| Task goal |
Repeat the lines exactly from the line that contains "Clone this chart in matplotlib." through the line that contains "hatch='//', linewidth=0, zorder=4))"; leave images out and add nothing.

--- Start Records for the task ---

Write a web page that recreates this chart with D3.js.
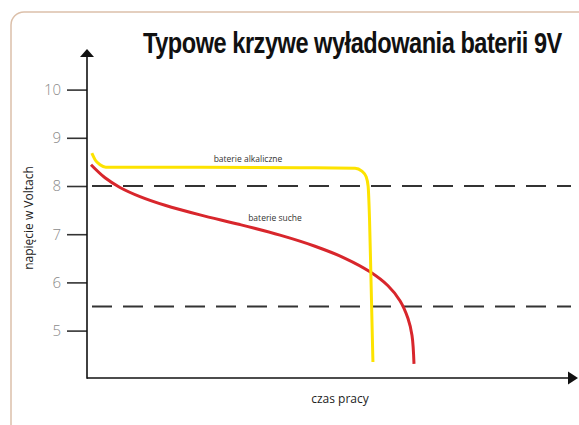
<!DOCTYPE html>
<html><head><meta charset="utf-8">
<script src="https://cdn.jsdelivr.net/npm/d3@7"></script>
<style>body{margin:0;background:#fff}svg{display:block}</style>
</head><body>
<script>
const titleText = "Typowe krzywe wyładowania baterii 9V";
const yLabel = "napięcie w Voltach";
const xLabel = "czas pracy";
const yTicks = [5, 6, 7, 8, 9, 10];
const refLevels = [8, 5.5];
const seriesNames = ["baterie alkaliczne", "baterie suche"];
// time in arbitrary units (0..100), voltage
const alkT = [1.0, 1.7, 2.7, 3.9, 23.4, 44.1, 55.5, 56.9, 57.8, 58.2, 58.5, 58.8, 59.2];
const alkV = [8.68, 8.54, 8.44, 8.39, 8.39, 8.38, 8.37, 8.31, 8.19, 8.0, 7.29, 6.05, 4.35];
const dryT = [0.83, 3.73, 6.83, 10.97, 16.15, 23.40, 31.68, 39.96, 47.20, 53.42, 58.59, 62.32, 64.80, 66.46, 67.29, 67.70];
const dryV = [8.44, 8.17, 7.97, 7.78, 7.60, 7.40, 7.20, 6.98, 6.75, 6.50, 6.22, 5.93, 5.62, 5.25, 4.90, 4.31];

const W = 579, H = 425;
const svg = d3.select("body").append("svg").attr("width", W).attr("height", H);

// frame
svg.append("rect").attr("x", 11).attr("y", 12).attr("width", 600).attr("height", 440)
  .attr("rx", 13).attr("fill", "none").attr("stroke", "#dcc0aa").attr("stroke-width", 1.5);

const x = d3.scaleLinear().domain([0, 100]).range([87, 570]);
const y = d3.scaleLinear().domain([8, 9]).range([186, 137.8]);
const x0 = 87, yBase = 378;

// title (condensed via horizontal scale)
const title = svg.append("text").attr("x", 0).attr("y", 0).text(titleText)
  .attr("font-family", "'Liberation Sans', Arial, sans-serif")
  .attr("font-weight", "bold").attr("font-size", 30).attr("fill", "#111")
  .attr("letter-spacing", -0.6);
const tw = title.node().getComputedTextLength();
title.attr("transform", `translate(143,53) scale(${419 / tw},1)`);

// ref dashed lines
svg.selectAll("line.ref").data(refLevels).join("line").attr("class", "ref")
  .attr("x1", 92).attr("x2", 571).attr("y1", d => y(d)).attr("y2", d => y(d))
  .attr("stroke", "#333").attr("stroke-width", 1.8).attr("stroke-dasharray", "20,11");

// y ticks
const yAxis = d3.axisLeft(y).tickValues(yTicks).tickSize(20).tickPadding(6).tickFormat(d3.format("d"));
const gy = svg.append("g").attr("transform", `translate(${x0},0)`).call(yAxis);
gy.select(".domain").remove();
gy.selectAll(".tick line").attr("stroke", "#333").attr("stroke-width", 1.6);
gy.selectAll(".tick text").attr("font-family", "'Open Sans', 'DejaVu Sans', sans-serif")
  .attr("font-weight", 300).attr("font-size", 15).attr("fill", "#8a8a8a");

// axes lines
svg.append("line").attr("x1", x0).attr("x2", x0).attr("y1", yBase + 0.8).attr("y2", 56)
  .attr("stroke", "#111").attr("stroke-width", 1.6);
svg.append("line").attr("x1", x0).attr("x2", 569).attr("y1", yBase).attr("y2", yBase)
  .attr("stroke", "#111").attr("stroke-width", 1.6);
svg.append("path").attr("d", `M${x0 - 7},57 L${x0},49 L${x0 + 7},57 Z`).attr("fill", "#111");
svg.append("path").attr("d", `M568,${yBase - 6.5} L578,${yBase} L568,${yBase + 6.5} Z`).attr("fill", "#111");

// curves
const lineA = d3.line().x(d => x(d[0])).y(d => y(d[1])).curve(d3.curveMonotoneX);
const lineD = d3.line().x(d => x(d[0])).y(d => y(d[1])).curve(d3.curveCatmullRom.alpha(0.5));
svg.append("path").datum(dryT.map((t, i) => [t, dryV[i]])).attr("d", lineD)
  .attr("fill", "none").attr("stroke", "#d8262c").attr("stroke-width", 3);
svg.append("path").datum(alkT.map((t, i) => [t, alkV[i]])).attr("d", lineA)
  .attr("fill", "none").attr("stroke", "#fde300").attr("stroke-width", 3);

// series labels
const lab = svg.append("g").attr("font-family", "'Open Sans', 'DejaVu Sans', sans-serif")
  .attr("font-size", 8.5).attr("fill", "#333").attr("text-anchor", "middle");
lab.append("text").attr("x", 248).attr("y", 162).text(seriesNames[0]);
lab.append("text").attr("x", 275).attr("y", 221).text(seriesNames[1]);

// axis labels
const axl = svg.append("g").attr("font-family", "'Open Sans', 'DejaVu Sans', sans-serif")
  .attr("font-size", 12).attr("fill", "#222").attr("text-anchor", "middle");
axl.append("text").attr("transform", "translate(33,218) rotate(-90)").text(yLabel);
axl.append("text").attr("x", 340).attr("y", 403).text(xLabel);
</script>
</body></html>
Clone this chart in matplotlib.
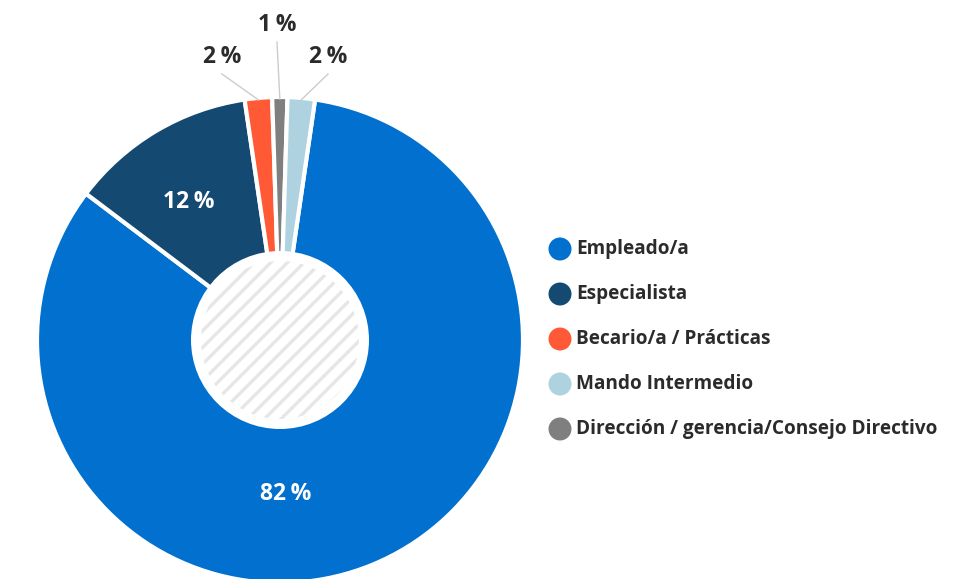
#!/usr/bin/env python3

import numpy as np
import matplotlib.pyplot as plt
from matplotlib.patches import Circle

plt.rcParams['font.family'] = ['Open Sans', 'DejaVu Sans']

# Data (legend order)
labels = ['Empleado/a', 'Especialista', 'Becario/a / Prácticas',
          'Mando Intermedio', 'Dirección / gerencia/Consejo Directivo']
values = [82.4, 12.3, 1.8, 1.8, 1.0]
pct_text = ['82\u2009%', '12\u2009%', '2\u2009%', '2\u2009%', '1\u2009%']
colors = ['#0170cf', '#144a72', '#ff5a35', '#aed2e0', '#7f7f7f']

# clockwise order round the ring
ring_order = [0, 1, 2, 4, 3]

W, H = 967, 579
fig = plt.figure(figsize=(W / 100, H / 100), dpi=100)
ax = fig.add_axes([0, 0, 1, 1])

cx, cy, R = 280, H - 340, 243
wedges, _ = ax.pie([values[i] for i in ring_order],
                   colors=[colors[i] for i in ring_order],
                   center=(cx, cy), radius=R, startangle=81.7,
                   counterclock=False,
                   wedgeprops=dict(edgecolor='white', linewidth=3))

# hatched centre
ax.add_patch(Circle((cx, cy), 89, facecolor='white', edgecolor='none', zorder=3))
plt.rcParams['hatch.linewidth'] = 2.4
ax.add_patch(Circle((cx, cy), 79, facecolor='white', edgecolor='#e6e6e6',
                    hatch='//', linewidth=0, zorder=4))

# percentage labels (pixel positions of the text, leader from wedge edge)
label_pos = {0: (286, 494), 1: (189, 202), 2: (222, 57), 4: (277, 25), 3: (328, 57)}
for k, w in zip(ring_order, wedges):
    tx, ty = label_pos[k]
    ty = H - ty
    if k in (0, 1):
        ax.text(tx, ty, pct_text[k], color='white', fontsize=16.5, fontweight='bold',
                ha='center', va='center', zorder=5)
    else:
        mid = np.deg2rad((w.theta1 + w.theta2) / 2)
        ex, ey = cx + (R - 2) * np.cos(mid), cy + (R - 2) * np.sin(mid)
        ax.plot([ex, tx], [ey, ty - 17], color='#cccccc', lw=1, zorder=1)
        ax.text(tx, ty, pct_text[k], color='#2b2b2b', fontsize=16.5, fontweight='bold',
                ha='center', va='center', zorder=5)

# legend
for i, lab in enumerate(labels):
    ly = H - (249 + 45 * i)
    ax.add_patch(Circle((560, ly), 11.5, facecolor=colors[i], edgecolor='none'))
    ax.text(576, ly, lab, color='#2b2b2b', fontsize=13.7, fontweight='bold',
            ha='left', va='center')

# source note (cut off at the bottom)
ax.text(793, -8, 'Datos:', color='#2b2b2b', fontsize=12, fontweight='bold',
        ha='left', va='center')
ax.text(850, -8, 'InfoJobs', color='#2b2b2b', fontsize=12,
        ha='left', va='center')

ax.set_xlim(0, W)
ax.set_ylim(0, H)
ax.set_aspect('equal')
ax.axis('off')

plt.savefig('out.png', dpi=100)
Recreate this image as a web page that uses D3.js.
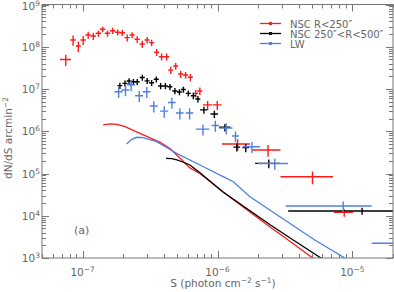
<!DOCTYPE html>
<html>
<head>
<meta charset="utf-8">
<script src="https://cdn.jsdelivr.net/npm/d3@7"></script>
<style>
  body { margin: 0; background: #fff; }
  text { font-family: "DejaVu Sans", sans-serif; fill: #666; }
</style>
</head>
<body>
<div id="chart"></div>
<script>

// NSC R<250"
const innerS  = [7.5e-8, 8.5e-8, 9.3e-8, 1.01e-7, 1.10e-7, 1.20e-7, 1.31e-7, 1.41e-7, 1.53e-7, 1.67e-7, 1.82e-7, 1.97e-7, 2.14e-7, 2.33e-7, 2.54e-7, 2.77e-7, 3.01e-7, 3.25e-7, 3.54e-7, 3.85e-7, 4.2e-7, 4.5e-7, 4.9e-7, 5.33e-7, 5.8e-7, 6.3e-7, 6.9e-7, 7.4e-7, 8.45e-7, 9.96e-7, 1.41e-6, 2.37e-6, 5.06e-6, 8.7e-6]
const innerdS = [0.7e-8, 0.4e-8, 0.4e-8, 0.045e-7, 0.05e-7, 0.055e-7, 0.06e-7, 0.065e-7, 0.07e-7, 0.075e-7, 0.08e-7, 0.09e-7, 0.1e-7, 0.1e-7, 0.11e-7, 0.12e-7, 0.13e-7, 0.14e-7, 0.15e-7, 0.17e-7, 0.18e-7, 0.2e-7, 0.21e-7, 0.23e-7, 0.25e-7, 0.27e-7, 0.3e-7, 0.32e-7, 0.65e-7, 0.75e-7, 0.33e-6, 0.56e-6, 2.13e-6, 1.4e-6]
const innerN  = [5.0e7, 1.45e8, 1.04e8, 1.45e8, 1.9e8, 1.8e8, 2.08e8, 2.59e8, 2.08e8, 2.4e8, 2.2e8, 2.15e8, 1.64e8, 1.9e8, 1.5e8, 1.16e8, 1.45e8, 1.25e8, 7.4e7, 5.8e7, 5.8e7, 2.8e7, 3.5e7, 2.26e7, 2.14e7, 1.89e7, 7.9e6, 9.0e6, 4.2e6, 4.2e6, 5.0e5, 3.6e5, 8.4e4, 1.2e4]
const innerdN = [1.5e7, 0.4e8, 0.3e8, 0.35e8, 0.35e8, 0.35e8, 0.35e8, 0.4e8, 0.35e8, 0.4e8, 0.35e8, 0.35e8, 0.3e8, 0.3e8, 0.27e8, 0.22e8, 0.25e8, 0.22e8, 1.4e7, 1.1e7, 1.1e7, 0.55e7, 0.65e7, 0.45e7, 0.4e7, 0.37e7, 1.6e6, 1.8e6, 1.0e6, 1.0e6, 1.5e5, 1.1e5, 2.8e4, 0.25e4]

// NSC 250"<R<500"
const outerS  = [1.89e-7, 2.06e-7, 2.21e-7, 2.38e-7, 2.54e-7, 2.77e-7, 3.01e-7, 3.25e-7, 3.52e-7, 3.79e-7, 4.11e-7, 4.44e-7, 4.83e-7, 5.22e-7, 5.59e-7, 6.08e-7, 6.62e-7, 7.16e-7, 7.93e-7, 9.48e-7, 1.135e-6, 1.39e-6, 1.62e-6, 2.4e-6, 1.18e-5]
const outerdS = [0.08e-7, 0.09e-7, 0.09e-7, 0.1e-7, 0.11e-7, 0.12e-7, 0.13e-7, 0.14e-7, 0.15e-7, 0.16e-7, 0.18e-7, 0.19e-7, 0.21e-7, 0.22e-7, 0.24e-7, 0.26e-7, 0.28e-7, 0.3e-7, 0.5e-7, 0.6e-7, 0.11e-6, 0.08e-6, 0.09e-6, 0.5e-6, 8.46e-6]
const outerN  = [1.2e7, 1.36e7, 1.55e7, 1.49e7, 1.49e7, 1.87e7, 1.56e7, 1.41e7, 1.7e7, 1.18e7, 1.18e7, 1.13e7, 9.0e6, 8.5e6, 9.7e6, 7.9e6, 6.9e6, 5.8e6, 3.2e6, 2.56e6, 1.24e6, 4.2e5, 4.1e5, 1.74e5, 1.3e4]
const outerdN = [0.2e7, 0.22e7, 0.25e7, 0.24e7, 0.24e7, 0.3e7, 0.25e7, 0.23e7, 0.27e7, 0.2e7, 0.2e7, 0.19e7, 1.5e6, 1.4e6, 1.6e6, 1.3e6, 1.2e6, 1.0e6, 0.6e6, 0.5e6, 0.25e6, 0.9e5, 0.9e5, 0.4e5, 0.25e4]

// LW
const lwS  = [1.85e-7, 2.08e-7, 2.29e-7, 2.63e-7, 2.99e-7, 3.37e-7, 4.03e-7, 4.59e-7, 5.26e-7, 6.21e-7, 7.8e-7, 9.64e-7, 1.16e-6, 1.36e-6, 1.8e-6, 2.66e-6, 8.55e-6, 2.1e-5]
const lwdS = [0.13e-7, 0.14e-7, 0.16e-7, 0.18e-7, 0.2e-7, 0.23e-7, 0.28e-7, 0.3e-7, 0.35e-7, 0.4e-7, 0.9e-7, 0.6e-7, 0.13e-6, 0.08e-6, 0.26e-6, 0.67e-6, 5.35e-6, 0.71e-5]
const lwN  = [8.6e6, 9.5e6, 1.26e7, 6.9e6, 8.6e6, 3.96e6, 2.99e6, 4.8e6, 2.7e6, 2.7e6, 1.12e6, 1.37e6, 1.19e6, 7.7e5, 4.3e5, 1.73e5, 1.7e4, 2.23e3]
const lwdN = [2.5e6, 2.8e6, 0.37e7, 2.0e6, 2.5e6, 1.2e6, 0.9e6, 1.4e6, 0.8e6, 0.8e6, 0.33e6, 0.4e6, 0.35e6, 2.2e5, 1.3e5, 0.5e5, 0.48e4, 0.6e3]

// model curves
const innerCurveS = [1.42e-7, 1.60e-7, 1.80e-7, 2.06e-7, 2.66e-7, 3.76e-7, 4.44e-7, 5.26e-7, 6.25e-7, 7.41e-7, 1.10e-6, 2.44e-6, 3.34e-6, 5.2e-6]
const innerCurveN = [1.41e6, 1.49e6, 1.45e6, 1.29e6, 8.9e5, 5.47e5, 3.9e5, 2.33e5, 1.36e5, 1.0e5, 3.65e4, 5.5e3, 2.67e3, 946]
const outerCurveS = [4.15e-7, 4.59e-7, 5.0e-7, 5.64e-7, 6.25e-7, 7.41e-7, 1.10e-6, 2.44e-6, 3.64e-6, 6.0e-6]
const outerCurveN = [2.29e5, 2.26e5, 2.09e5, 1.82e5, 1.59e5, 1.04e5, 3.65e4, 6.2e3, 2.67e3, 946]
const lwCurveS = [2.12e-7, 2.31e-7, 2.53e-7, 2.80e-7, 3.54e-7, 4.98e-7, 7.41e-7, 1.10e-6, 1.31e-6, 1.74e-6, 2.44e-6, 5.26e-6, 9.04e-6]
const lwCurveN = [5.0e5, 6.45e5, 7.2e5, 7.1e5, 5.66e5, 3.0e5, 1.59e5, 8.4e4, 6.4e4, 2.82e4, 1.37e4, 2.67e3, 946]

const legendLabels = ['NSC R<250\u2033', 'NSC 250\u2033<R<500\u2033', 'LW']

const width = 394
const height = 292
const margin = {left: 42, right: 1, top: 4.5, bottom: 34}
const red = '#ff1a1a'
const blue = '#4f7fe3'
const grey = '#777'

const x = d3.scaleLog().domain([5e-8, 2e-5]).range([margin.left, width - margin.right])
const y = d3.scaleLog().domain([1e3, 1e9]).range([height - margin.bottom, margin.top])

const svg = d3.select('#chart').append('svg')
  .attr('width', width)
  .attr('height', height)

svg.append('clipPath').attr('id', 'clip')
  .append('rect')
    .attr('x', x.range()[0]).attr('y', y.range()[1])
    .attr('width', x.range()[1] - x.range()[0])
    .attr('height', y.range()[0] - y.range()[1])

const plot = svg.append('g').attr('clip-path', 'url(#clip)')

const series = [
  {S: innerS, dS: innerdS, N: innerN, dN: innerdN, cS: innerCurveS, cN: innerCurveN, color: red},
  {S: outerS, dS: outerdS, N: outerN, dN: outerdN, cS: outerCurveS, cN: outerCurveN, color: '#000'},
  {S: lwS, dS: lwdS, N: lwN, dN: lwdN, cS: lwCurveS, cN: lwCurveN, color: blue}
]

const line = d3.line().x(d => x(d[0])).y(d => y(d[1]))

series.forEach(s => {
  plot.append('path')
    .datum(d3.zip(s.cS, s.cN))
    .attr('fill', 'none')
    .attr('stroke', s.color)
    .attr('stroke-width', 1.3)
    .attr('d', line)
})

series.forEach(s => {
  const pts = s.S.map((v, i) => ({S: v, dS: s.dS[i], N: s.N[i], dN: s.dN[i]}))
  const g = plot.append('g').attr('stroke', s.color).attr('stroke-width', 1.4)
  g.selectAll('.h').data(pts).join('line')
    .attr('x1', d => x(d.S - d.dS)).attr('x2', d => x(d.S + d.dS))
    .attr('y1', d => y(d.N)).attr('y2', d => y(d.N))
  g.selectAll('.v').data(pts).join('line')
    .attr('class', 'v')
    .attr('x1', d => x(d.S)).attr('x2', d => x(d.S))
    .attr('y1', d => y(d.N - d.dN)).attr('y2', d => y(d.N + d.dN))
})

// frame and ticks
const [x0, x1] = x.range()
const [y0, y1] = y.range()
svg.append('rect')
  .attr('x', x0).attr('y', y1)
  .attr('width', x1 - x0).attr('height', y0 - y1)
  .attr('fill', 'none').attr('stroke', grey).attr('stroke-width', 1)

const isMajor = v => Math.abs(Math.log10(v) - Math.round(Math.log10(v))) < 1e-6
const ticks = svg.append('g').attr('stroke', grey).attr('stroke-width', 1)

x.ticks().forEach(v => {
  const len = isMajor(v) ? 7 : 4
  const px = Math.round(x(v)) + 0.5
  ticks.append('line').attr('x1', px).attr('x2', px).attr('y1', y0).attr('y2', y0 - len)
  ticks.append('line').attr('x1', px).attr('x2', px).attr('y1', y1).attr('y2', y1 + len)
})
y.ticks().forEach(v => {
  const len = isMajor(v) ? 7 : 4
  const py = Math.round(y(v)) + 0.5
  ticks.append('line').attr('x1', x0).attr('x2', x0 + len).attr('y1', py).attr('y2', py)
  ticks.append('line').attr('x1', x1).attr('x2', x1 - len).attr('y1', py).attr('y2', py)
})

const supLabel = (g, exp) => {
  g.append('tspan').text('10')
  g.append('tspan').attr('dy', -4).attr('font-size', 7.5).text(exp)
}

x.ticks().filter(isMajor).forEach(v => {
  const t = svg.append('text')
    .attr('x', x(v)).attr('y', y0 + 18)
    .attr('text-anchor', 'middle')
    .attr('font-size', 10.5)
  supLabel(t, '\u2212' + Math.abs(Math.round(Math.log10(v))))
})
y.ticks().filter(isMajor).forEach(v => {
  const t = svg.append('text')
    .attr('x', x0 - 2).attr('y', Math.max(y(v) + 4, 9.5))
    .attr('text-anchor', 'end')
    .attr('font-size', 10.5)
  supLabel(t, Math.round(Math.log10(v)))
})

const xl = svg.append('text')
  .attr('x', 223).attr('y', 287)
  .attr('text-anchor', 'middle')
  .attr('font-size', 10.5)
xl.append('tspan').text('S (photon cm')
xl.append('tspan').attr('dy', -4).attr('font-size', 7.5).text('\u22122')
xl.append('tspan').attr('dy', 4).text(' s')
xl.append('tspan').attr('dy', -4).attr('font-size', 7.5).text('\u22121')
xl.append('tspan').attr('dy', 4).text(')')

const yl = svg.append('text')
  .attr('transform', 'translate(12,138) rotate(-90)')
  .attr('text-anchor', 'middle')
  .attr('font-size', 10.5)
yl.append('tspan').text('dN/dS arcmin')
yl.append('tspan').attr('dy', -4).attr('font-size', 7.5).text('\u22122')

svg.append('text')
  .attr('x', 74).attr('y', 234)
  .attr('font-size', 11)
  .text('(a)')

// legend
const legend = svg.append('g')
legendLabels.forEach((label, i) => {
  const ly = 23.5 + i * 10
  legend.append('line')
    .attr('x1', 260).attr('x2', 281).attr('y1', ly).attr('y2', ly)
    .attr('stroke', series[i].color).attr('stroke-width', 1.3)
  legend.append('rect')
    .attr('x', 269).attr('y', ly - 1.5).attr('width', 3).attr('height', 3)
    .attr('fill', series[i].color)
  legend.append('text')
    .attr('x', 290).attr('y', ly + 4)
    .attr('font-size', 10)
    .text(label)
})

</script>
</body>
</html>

--- End Records for the task ---

| Written response |
Clone this chart in matplotlib.
#!/usr/bin/env python3

import numpy as np
import matplotlib.pyplot as plt
from matplotlib.patches import Circle

plt.rcParams['font.family'] = ['Open Sans', 'DejaVu Sans']

# Data (legend order)
labels = ['Empleado/a', 'Especialista', 'Becario/a / Prácticas',
          'Mando Intermedio', 'Dirección / gerencia/Consejo Directivo']
values = [82.4, 12.3, 1.8, 1.8, 1.0]
pct_text = ['82\u2009%', '12\u2009%', '2\u2009%', '2\u2009%', '1\u2009%']
colors = ['#0170cf', '#144a72', '#ff5a35', '#aed2e0', '#7f7f7f']

# clockwise order round the ring
ring_order = [0, 1, 2, 4, 3]

W, H = 967, 579
fig = plt.figure(figsize=(W / 100, H / 100), dpi=100)
ax = fig.add_axes([0, 0, 1, 1])

cx, cy, R = 280, H - 340, 243
wedges, _ = ax.pie([values[i] for i in ring_order],
                   colors=[colors[i] for i in ring_order],
                   center=(cx, cy), radius=R, startangle=81.7,
                   counterclock=False,
                   wedgeprops=dict(edgecolor='white', linewidth=3))

# hatched centre
ax.add_patch(Circle((cx, cy), 89, facecolor='white', edgecolor='none', zorder=3))
plt.rcParams['hatch.linewidth'] = 2.4
ax.add_patch(Circle((cx, cy), 79, facecolor='white', edgecolor='#e6e6e6',
                    hatch='//', linewidth=0, zorder=4))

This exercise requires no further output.